▶ **What is being asked**:
Copy out the data below verbatim.

▶ **Data block**:

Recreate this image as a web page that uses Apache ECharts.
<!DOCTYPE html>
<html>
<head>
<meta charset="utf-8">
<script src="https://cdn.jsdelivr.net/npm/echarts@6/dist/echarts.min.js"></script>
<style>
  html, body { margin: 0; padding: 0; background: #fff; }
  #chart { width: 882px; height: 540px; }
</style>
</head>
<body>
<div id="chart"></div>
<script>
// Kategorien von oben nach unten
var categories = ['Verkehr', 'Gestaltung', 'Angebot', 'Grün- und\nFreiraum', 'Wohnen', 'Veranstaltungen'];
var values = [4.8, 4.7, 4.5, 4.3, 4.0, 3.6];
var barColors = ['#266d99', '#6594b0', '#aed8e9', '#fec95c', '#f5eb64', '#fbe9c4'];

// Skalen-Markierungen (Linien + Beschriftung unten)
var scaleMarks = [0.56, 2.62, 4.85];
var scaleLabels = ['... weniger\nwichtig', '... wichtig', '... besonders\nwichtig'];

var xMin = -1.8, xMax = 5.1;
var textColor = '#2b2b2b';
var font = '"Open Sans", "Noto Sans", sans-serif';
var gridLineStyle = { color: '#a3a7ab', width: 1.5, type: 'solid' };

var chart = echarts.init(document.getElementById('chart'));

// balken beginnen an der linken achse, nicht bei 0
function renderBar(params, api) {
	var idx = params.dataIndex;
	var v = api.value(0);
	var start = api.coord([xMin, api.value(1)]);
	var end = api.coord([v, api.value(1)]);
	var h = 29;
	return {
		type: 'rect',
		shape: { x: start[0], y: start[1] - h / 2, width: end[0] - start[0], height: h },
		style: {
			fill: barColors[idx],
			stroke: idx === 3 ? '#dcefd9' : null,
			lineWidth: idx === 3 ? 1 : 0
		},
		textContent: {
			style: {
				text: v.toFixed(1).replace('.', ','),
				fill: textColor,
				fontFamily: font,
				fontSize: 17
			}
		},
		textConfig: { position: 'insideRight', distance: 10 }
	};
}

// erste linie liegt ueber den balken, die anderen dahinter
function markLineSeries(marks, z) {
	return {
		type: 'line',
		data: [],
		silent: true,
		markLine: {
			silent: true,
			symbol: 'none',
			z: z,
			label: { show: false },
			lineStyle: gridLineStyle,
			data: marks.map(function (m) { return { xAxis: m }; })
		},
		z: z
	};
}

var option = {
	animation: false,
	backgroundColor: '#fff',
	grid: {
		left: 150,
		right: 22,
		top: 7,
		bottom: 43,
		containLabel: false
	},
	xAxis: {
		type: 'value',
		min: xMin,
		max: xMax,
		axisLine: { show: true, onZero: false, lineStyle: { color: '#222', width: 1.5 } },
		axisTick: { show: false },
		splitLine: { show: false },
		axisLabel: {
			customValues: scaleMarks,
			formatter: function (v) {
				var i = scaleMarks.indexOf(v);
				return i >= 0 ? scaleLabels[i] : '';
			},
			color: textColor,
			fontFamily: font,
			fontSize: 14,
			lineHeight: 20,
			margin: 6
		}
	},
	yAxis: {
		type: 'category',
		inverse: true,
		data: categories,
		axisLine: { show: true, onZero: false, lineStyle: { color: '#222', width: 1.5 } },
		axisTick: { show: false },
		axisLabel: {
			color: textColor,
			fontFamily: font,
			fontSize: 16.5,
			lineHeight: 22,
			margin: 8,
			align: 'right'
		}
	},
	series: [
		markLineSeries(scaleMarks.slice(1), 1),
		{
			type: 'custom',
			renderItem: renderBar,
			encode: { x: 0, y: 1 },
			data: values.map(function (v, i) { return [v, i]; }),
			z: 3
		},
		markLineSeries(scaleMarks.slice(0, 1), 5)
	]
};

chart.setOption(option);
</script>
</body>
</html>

▶ **Exercise response**:
Recreate this image as a web page that uses Apache ECharts.
<!DOCTYPE html>
<html>
<head>
<meta charset="utf-8">
<script src="https://cdn.jsdelivr.net/npm/echarts@6/dist/echarts.min.js"></script>
<style>
  html, body { margin: 0; padding: 0; background: #fff; }
  #chart { width: 882px; height: 540px; }
</style>
</head>
<body>
<div id="chart"></div>
<script>
// Kategorien von oben nach unten
var categories = ['Verkehr', 'Gestaltung', 'Angebot', 'Grün- und\nFreiraum', 'Wohnen', 'Veranstaltungen'];
var values = [4.8, 4.7, 4.5, 4.3, 4.0, 3.6];
var barColors = ['#266d99', '#6594b0', '#aed8e9', '#fec95c', '#f5eb64', '#fbe9c4'];

// Skalen-Markierungen (Linien + Beschriftung unten)
var scaleMarks = [0.56, 2.62, 4.85];
var scaleLabels = ['... weniger\nwichtig', '... wichtig', '... besonders\nwichtig'];

var xMin = -1.8, xMax = 5.1;
var textColor = '#2b2b2b';
var font = '"Open Sans", "Noto Sans", sans-serif';
var gridLineStyle = { color: '#a3a7ab', width: 1.5, type: 'solid' };

var chart = echarts.init(document.getElementById('chart'));

// balken beginnen an der linken achse, nicht bei 0
function renderBar(params, api) {
	var idx = params.dataIndex;
	var v = api.value(0);
	var start = api.coord([xMin, api.value(1)]);
	var end = api.coord([v, api.value(1)]);
	var h = 29;
	return {
		type: 'rect',
		shape: { x: start[0], y: start[1] - h / 2, width: end[0] - start[0], height: h },
		style: {
			fill: barColors[idx],
			stroke: idx === 3 ? '#dcefd9' : null,
			lineWidth: idx === 3 ? 1 : 0
		},
		textContent: {
			style: {
				text: v.toFixed(1).replace('.', ','),
				fill: textColor,
				fontFamily: font,
				fontSize: 17
			}
		},
		textConfig: { position: 'insideRight', distance: 10 }
	};
}

// erste linie liegt ueber den balken, die anderen dahinter
function markLineSeries(marks, z) {
	return {
		type: 'line',
		data: [],
		silent: true,
		markLine: {
			silent: true,
			symbol: 'none',
			z: z,
			label: { show: false },
			lineStyle: gridLineStyle,
			data: marks.map(function (m) { return { xAxis: m }; })
		},
		z: z
	};
}

var option = {
	animation: false,
	backgroundColor: '#fff',
	grid: {
		left: 150,
		right: 22,
		top: 7,
		bottom: 43,
		containLabel: false
	},
	xAxis: {
		type: 'value',
		min: xMin,
		max: xMax,
		axisLine: { show: true, onZero: false, lineStyle: { color: '#222', width: 1.5 } },
		axisTick: { show: false },
		splitLine: { show: false },
		axisLabel: {
			customValues: scaleMarks,
			formatter: function (v) {
				var i = scaleMarks.indexOf(v);
				return i >= 0 ? scaleLabels[i] : '';
			},
			color: textColor,
			fontFamily: font,
			fontSize: 14,
			lineHeight: 20,
			margin: 6
		}
	},
	yAxis: {
		type: 'category',
		inverse: true,
		data: categories,
		axisLine: { show: true, onZero: false, lineStyle: { color: '#222', width: 1.5 } },
		axisTick: { show: false },
		axisLabel: {
			color: textColor,
			fontFamily: font,
			fontSize: 16.5,
			lineHeight: 22,
			margin: 8,
			align: 'right'
		}
	},
	series: [
		markLineSeries(scaleMarks.slice(1), 1),
		{
			type: 'custom',
			renderItem: renderBar,
			encode: { x: 0, y: 1 },
			data: values.map(function (v, i) { return [v, i]; }),
			z: 3
		},
		markLineSeries(scaleMarks.slice(0, 1), 5)
	]
};

chart.setOption(option);
</script>
</body>
</html>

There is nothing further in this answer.